Most of the playerbase never even touches the campaign. The answers are there for people to find, in-game.
Terrible excuse for terrible execution. Being hidden, yet accessible in-game is not valid substitute for properly telling a story through gameplay. Not having this media be a part of the stories possession, they might as well have been viewable outside of the game.
The % of the people who touch the campaign is irrelevant. a % of that % will ever access the terminals. So the people who DO play the campaign are greatly disserviced, and
most people who play the game miss key information.
Reunion:
Cortana (COM): "After I saw John last, I was pulled into slipspace. That's where I found access to the Domain -- a Forerunner system that spans the known galaxy."
I fail to see how it's not an explanation or how it's inaccurate. It's directly telling you what the Domain is in the simplest of terms.
People just watched a nuke go off "destroying" the consoles Cortana was installed in. how did she survive the blast? How was she pulled into slipspace? How does one 'access the domain', via the ships networking hardware? How is it that the Domain overcame her rampancy?
Answers to those types of questions would've amounted to an explanation. What we got was hand-waving via technobabble- as if the details of a major characters resurrection aren't important.
This deserved at least a cutscene (Though I feel like the parameters to would've facilitated her survival should have established, in-game (and no, not in terminals) over the course of a game or 2, prior to her being revealed as a bad guy.)
Also, the Domain is Precursor, not Forerunner.
He was boring, never given anything beyond wanting revenge. How could have been interesting, the potential was there, but Jul, as we is in the universe, isn't great.
Disagree. He wasn't only motivated by revenge. He was motivated by wanting to preserve his species. He (correctly!) estimated that Humanity would be plotting the extermination of the Sangheli. He was also extremely cunning, escaping from ONI captivity, then pretending to be a religious zealot in order to amass a fleet to rival the Arbiter's, all in the name of keeping Humanity (a great danger to Sanghelios) out of Sangheli affairs.
interestingly, he despised Humanity most for their propensity to use trickery and deceit to gain the upper hand on the battlefield, yet ironically, as an underdog, He has little choice but to employ a similar strategy.
He's a very layered and conflicted character. Not boring at all.
I agree, they should have done more with Cortana and should have explained her contacting the Chief in-game.
Because where is what comes next. Now is just the deployment of the Guardians. Where didn't matter to the story at the end of the game, just that they were deployed across the galaxy.

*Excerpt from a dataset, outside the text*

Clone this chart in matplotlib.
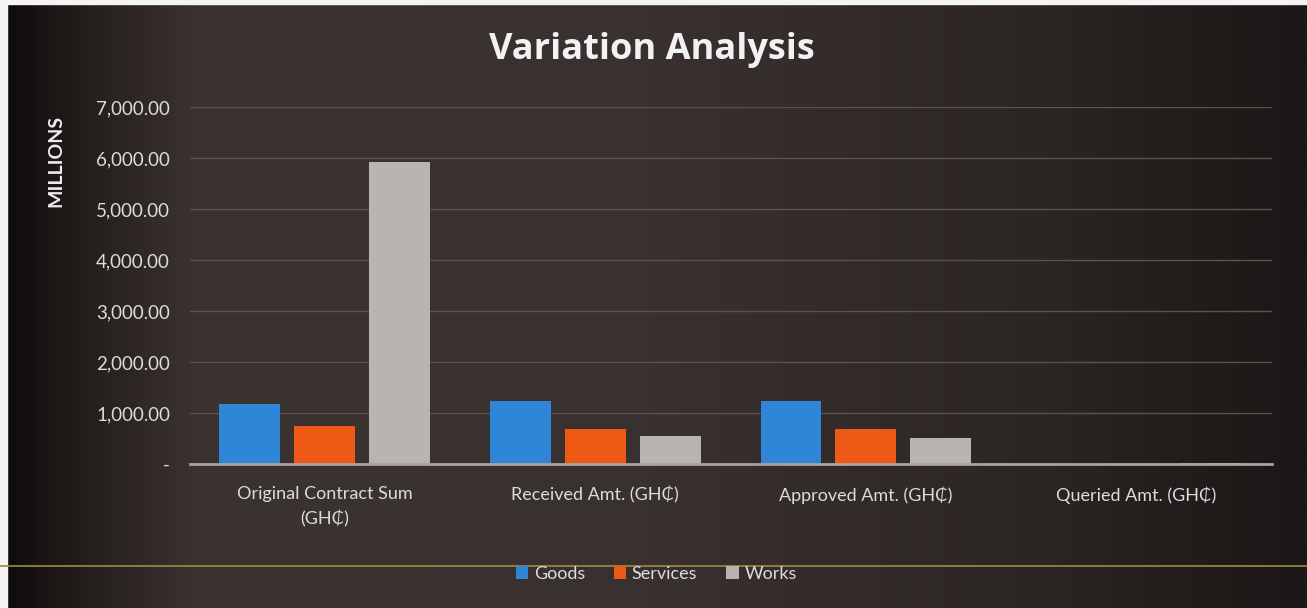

They were already deployed across the galaxy to begin with. She called them to genesis, un-deploying them, only to re-deploy them again.
They just needed a way to get Osiris to genesis, logic be damned.
Because that's where Cortana "is", at the Domain node on that planet.
The domain "spans the known galaxy". Cortana having access to it, means her influence is everywhere. We see that in here ability to make direct contact with key character regardless of where they are, even if they are in slipspace.
There's no reason the Guardian's would need to be assembled at Genesis. Obviously, she can control them remotely, that's how she got them there.
Yeah, stories are often convenient. What's your point?
Because convienience shouldn't eliminate logic- especially not when this plot was concocted by an AI- a being whose entire existence is performing logic and calculations.